Effects of cations and minerals on FTIR spectra of humic acid

Content and composition of soil organic matter (SOM) is linked to soil ecosystem services like nutrient storage. Information on the molecular composition of SOM in terms of functional groups (e.g. carboxyl; C=O, and carboxylate groups; COO^-) can be obtained by spectroscopic approaches like Fourier Transform Infrared (FTIR) spectroscopy. Complex interactions between SOM, metal cations as well as soil minerals affect dynamics and reactivity of SOM, and cause -at the molecular level-changes in the strength of the bonds between C and O. The latter affects the wavenumbers (WN) and intensities of COO^- absorption bands in FTIR spectra. Such changes may become challenging when using approaches like partial least square analysis or machine learning to interpret FTIR spectra of soil samples with respect to SOM content or soil properties, because such approaches  are based on fixed ranges of WN (from textbooks), or sets of single WN determined by statistical approaches.

The aim of current study is to enhance the mechanistic understanding of the interactions between SOM, cations and  minerals by studying the cation/mineral effects on spectral data of organic matter in terms of absorption intensity and WN of band maxima characteristic for C=O and COO^- groups compared to the spectral data of organic matter itself.

Humic acids (HA; as a model substance for SOM) as well as mixtures of HA with Fe³⁺ were prepared at a 4:1 (HA:Fe³⁺) stoichiometric ratio in absence or presence of finely ground minerals (quartz, illite, and montmorillonite; to simulate soil solid surfaces). The mixtures were freeze-dried, and characterized by FTIR spectroscopy using KBr technique. After smoothing, baseline correction, and “subtraction procedure” to minimize the bands typical for soil minerals that might overlap with of humic acid, the FTIR spectra were interpreted for the intensity of C=O and COO^- bands, both related to polysaccharide (COC) band intensity as a reference. The spectra of HA-Fe³⁺ mixtures compared to those of HA showed an increase in intensity (although the SOM amount did NOT change) and a shift in WN of COO^- band maxima (WN 1620-1550 cm^-1). For the HA-Fe³⁺-mineral mixtures, the changes in both, intensity and shift, were significantly higher compared to HA-Fe³⁺ mixture with the strongest effect for HA- Fe³⁺ - montmorillonite mixture. Compared to the COO^- band, effects on C=O band (WN 1750-1719 cm^-1) were weaker.
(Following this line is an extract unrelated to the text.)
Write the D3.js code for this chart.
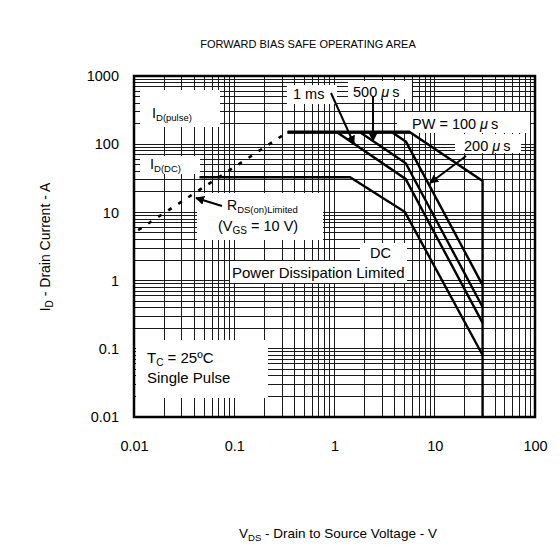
<!DOCTYPE html>
<html><head><meta charset="utf-8">
<script src="https://cdn.jsdelivr.net/npm/d3@7"></script>
<style>body{margin:0;background:#fff}svg{display:block}text{font-family:"Liberation Sans",Arial,sans-serif;fill:#000}</style>
</head><body>
<svg id="c" width="560" height="558"></svg>
<script>
// ---- data (V, A) ----
const xTicks = [0.01, 0.1, 1, 10, 100];
const yTicks = [0.01, 0.1, 1, 10, 100, 1000];
const xTickLabels = ["0.01", "0.1", "1", "10", "100"];
const yTickLabels = ["0.01", "0.1", "1", "10", "100", "1000"];
const rdsLimit = [[0.011, 5.5], [0.34, 150]];
const pw100us = [[0.34, 150], [5.66, 150], [30, 28.9], [30, 0.01]];
const pw200us = [[3.75, 150], [5.16, 109], [30, 0.86]];
const pw500us = [[1.8, 150], [5.14, 52.5], [30, 0.41]];
const pw1ms = [[1.06, 150], [5.12, 31], [30, 0.24]];
const dcCurve = [[0.045, 32.7], [1.43, 32.7], [5.05, 10.1], [30, 0.081]];

const svg = d3.select("#c");
const L = 134, R = 535, T = 76, B = 417;
const x = d3.scaleLog().domain([0.01, 100]).range([L, R]);
const y = d3.scaleLog().domain([0.01, 1000]).range([B, T]);

// grid
const g = svg.append("g").attr("shape-rendering", "crispEdges");
const minorX = [], minorY = [];
for (let e = -2; e < 2; e++) for (let k = 1; k <= 9; k++) minorX.push(k * Math.pow(10, e));
for (let e = -2; e < 3; e++) for (let k = 1; k <= 9; k++) minorY.push(k * Math.pow(10, e));
g.selectAll(".gx").data(minorX).enter().append("line")
  .attr("x1", d => x(d)).attr("x2", d => x(d)).attr("y1", T).attr("y2", B)
  .attr("stroke", "#1a1a1a").attr("stroke-width", 1);
g.selectAll(".gy").data(minorY).enter().append("line")
  .attr("y1", d => y(d)).attr("y2", d => y(d)).attr("x1", L).attr("x2", R)
  .attr("stroke", "#1a1a1a").attr("stroke-width", 1);

// axes labels
const xAxis = d3.axisBottom(x).tickValues(xTicks).tickSize(0).tickFormat((d, i) => xTickLabels[i]);
const yAxis = d3.axisLeft(y).tickValues(yTicks).tickSize(0).tickFormat((d, i) => yTickLabels[i]);
const xa = svg.append("g").attr("transform", `translate(0,${B + 21})`).call(xAxis);
const ya = svg.append("g").attr("transform", `translate(${L - 12},0)`).call(yAxis);
[xa, ya].forEach(a => { a.select(".domain").remove(); a.selectAll("text").attr("font-size", 14.5).attr("font-family", '"Liberation Sans",Arial,sans-serif').attr("fill", "#000"); });

// white label boxes
const boxes = [
  [140, 90, 80, 37], [140, 156, 60, 18], [287, 85, 50, 19], [348, 81, 64, 18],
  [397, 112, 133, 21], [455, 134, 66, 19], [197, 193, 126, 47],
  [360, 243, 47, 18], [230, 261, 177, 22], [136, 340, 132, 58]
];
svg.selectAll(".box").data(boxes).enter().append("rect")
  .attr("x", d => d[0]).attr("y", d => d[1]).attr("width", d => d[2]).attr("height", d => d[3])
  .attr("fill", "#fff");

// curves
const line = d3.line().x(d => x(d[0])).y(d => y(d[1]));
svg.append("path").datum(rdsLimit).attr("d", line).attr("fill", "none")
  .attr("stroke", "#000").attr("stroke-width", 2.6).attr("stroke-dasharray", "4,8");
[pw100us, pw200us, pw500us, pw1ms, dcCurve].forEach(c => {
  svg.append("path").datum(c).attr("d", line).attr("fill", "none")
    .attr("stroke", "#000").attr("stroke-width", 2.4).attr("stroke-linejoin", "miter");
});
svg.append("path").datum(pw100us.slice(0, 2)).attr("d", line).attr("fill", "none").attr("stroke", "#000").attr("stroke-width", 3.2);

// border
svg.append("rect").attr("x", L).attr("y", T).attr("width", R - L).attr("height", B - T)
  .attr("fill", "none").attr("stroke", "#000").attr("stroke-width", 2.5);

// arrows
const defs = svg.append("defs");
defs.append("marker").attr("id", "ah").attr("viewBox", "0 0 10 10").attr("refX", 9).attr("refY", 5)
  .attr("markerWidth", 4.5).attr("markerHeight", 4.5).attr("orient", "auto").attr("markerUnits", "strokeWidth")
  .append("path").attr("d", "M0,0L10,5L0,10z").attr("fill", "#000");
const arrows = [[331, 93, 354, 144], [373, 97, 373, 141], [466, 156, 430, 183], [222, 206, 196, 198]];
svg.selectAll(".ar").data(arrows).enter().append("line")
  .attr("x1", d => d[0]).attr("y1", d => d[1]).attr("x2", d => d[2]).attr("y2", d => d[3])
  .attr("stroke", "#000").attr("stroke-width", 2).attr("marker-end", "url(#ah)");

// text helpers
function txt(xp, yp, parts, size, anchor) {
  const t = svg.append("text").attr("x", xp).attr("y", yp).attr("font-size", size).attr("text-anchor", anchor || "start");
  parts.forEach(p => {
    if (typeof p === "string") t.append("tspan").text(p);
    else {
      const s = t.append("tspan").text(p.t);
      if (p.s) s.attr("font-size", p.s);
      if (p.dy) s.attr("dy", p.dy);
      if (p.dx) s.attr("dx", p.dx);
      if (p.i) s.attr("font-style", "italic");
    }
  });
  return t;
}
txt(152, 118, ["I", {t: "D(pulse)", s: 9.5, dy: 3}], 14.5);
txt(150, 169, ["I", {t: "D(DC)", s: 9.5, dy: 3}], 14.5);
txt(293, 99, ["1 ms"], 14.5);
txt(353, 97, ["500 ", {t: "\u03bc", i: 1}, {t: "s", dx: 3}], 14.5);
txt(412, 129, ["PW = 100 ", {t: "\u03bc", i: 1}, {t: "s", dx: 3}], 14.5);
txt(464, 151, ["200 ", {t: "\u03bc", i: 1}, {t: "s", dx: 3}], 14.5);
txt(227, 210, ["R", {t: "DS(on)Limited", s: 9.5, dy: 3}], 14);
txt(218, 231, ["(V", {t: "GS", s: 10, dy: 3}, {t: " = 10 V)", dy: -3}], 14.5);
txt(370, 258, ["DC"], 14.5);
txt(232, 278, ["Power Dissipation Limited"], 15);
txt(147, 363, ["T", {t: "C", s: 10, dy: 3}, {t: " = 25\u00baC", dy: -3}], 15);
txt(147, 383, ["Single Pulse"], 15);

// title & axis titles
txt(308, 48, ["FORWARD BIAS SAFE OPERATING AREA"], 11, "middle");
txt(338, 538, ["V", {t: "DS", s: 9.5, dy: 3}, {t: " - Drain to Source Voltage - V", dy: -3}], 13.5, "middle");
txt(0, 0, ["I", {t: "D", s: 10, dy: 3}, {t: " - Drain Current - A", dy: -3}], 14, "middle")
  .attr("transform", "translate(50,247) rotate(-90)");
</script>
</body></html>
Comparing FTIR spectra of HA-Fe³⁺, and HA-Fe³⁺-mineral mixtures with that of HA shows that SOM-cation as well as SOM-cation-mineral interactions may affect the spectral data of OM. This finding suggests FTIR analysis to offer a possibility for reflecting on OM-cation/mineral interactions. However, the changes observed for spectral properties of HA-Fe³⁺ -mineral mixtures compared to those of HA suggest that SOM-cation/mineral interactions also becomes of relevance when interpreting FTIR spectra of soil samples with respect to soil properties because the automated approaches used to do so are mostly based on predefined WN ranges and assumes band intensities to reflect on the amount.